* [THE TASK]: From the records below, print only the part that opens with the line containing "Rebuild this chart" and closes with the line containing "OECD ( Juni"; omit the pictures.

* [DATA ROWS]:

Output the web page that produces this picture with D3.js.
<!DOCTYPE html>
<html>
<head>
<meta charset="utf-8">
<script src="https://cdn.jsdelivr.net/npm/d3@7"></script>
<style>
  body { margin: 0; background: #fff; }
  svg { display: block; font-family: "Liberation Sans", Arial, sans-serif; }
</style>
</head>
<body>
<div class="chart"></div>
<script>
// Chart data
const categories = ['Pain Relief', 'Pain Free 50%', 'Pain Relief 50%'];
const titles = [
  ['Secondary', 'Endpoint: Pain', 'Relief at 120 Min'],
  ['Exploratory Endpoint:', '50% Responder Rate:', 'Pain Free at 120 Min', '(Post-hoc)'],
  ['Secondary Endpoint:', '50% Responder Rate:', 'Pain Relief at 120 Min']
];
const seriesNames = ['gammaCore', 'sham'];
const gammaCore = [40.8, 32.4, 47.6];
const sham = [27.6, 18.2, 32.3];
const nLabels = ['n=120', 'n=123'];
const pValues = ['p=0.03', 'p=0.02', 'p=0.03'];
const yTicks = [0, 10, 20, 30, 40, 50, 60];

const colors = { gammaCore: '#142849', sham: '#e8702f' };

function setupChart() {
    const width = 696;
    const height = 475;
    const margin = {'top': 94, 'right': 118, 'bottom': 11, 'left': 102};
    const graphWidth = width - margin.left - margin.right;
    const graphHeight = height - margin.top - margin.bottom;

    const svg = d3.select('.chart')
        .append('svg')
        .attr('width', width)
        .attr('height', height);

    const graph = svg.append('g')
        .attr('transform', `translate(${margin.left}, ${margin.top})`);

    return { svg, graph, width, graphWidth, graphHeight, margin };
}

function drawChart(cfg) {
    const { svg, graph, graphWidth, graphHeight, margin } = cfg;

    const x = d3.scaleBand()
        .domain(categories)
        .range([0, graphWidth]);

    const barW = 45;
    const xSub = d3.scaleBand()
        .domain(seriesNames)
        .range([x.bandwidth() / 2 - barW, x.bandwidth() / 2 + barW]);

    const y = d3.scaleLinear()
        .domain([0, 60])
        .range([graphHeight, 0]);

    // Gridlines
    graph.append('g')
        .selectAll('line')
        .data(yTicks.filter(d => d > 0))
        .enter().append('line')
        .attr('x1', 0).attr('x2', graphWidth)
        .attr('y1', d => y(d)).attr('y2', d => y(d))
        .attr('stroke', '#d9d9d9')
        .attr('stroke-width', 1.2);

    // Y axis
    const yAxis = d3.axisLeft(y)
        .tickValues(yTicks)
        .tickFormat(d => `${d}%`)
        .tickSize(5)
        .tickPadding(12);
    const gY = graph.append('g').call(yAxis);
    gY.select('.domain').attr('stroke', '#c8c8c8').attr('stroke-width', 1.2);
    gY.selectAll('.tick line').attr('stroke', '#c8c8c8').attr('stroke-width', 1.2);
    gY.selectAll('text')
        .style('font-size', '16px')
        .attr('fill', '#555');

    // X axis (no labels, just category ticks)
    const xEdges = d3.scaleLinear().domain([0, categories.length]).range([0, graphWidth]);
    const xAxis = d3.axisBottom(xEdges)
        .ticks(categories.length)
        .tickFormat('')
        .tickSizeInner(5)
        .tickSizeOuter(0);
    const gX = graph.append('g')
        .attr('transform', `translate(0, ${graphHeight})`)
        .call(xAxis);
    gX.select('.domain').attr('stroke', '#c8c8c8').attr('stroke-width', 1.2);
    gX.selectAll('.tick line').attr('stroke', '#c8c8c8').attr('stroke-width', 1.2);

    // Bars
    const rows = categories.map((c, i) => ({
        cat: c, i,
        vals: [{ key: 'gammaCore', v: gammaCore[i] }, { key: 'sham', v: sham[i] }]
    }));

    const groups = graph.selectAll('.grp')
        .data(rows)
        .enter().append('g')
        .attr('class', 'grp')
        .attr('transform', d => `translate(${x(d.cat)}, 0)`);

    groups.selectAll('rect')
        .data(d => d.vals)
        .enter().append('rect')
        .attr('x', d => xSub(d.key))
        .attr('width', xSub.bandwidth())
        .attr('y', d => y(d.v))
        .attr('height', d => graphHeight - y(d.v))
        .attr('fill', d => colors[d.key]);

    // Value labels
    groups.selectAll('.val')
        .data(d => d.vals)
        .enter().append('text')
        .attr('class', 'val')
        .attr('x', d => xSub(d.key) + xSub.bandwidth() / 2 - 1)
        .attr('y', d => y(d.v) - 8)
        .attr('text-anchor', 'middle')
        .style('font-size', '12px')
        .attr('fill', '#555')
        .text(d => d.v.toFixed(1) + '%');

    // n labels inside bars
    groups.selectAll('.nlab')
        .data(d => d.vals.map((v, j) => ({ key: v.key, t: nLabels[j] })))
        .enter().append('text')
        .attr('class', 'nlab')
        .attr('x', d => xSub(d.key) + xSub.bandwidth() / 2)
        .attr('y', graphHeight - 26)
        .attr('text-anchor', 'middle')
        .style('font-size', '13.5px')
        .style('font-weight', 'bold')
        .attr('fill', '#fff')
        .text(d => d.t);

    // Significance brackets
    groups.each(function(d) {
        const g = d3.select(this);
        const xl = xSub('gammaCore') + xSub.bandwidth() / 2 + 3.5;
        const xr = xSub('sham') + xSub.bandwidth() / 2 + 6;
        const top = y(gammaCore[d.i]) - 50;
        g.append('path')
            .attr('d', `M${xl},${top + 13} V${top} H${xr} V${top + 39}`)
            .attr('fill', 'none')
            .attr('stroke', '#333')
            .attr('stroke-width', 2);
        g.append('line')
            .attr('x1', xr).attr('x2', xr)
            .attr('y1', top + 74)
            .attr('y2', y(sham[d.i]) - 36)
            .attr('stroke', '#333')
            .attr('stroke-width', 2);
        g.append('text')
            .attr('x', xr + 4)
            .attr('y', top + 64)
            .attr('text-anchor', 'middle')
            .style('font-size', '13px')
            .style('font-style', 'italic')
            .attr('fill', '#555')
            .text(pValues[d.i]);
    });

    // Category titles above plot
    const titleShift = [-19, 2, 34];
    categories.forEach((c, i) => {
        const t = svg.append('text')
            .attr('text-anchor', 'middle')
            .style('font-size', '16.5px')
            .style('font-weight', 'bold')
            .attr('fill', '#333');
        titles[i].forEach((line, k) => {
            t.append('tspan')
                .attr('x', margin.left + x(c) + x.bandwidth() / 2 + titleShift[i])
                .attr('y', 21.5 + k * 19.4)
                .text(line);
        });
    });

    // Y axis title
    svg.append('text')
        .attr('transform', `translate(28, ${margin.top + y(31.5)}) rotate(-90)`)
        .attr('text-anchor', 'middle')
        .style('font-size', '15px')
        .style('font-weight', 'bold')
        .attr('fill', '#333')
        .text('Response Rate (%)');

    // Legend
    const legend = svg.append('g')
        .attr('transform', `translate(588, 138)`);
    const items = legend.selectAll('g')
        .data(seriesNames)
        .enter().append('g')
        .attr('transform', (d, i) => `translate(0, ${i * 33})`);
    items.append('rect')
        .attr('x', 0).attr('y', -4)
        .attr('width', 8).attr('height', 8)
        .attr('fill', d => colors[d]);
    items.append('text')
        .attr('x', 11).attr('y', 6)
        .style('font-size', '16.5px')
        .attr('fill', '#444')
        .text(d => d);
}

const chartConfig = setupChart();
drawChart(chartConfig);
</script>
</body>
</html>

--

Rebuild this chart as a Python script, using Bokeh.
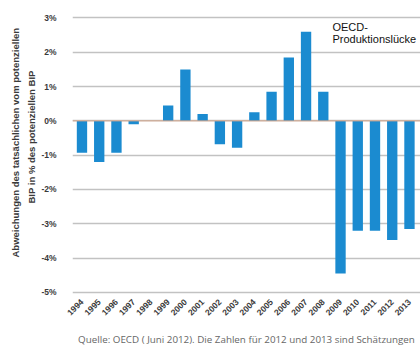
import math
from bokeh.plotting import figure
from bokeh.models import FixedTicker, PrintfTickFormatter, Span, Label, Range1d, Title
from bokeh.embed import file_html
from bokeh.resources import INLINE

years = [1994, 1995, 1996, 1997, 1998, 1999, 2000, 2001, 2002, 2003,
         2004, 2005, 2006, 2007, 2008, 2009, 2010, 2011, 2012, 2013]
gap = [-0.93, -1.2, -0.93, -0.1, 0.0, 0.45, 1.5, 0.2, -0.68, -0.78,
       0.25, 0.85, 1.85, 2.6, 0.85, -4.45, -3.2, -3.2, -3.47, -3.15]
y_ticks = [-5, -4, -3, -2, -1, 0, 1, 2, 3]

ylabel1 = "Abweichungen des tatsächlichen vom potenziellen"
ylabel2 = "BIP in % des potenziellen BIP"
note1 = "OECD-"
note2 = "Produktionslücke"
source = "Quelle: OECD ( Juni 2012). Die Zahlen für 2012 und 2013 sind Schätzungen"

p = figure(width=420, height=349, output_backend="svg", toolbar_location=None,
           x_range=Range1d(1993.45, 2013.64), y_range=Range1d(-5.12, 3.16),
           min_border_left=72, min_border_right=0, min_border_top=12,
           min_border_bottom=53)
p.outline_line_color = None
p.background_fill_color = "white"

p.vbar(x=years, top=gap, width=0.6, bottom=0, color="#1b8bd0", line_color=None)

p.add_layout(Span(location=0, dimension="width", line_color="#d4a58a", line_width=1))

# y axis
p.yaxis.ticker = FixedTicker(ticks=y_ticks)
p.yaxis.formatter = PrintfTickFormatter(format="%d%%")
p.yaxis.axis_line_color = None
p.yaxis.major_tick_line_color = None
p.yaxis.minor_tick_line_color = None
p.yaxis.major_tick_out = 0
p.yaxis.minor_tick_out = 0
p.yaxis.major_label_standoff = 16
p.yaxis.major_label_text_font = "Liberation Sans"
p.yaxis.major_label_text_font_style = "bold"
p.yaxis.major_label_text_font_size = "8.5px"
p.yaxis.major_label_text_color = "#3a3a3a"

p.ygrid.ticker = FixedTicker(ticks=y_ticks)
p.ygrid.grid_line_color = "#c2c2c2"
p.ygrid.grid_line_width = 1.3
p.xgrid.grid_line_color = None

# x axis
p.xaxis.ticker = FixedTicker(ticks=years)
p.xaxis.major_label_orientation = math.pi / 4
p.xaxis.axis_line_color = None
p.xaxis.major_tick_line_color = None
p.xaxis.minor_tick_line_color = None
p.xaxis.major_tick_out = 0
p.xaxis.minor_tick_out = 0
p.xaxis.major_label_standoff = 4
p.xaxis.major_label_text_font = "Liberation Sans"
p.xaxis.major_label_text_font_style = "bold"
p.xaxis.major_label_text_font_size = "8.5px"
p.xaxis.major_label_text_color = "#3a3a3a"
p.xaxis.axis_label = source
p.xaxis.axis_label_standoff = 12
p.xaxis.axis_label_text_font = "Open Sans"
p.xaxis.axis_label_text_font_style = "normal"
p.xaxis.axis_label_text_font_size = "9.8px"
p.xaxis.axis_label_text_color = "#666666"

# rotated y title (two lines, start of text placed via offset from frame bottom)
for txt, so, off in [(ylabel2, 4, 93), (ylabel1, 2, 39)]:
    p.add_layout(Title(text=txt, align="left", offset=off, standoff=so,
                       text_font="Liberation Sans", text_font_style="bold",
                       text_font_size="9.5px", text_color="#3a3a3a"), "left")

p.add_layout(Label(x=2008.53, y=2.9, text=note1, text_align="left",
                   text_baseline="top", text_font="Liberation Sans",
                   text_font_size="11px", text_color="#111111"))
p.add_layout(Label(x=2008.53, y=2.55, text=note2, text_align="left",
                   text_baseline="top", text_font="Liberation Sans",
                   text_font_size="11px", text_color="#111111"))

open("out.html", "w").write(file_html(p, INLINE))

* [THE COMPLETED TASK]:
Rebuild this chart as a Python script, using Bokeh.
import math
from bokeh.plotting import figure
from bokeh.models import FixedTicker, PrintfTickFormatter, Span, Label, Range1d, Title
from bokeh.embed import file_html
from bokeh.resources import INLINE

years = [1994, 1995, 1996, 1997, 1998, 1999, 2000, 2001, 2002, 2003,
         2004, 2005, 2006, 2007, 2008, 2009, 2010, 2011, 2012, 2013]
gap = [-0.93, -1.2, -0.93, -0.1, 0.0, 0.45, 1.5, 0.2, -0.68, -0.78,
       0.25, 0.85, 1.85, 2.6, 0.85, -4.45, -3.2, -3.2, -3.47, -3.15]
y_ticks = [-5, -4, -3, -2, -1, 0, 1, 2, 3]

ylabel1 = "Abweichungen des tatsächlichen vom potenziellen"
ylabel2 = "BIP in % des potenziellen BIP"
note1 = "OECD-"
note2 = "Produktionslücke"
source = "Quelle: OECD ( Juni 2012). Die Zahlen für 2012 und 2013 sind Schätzungen"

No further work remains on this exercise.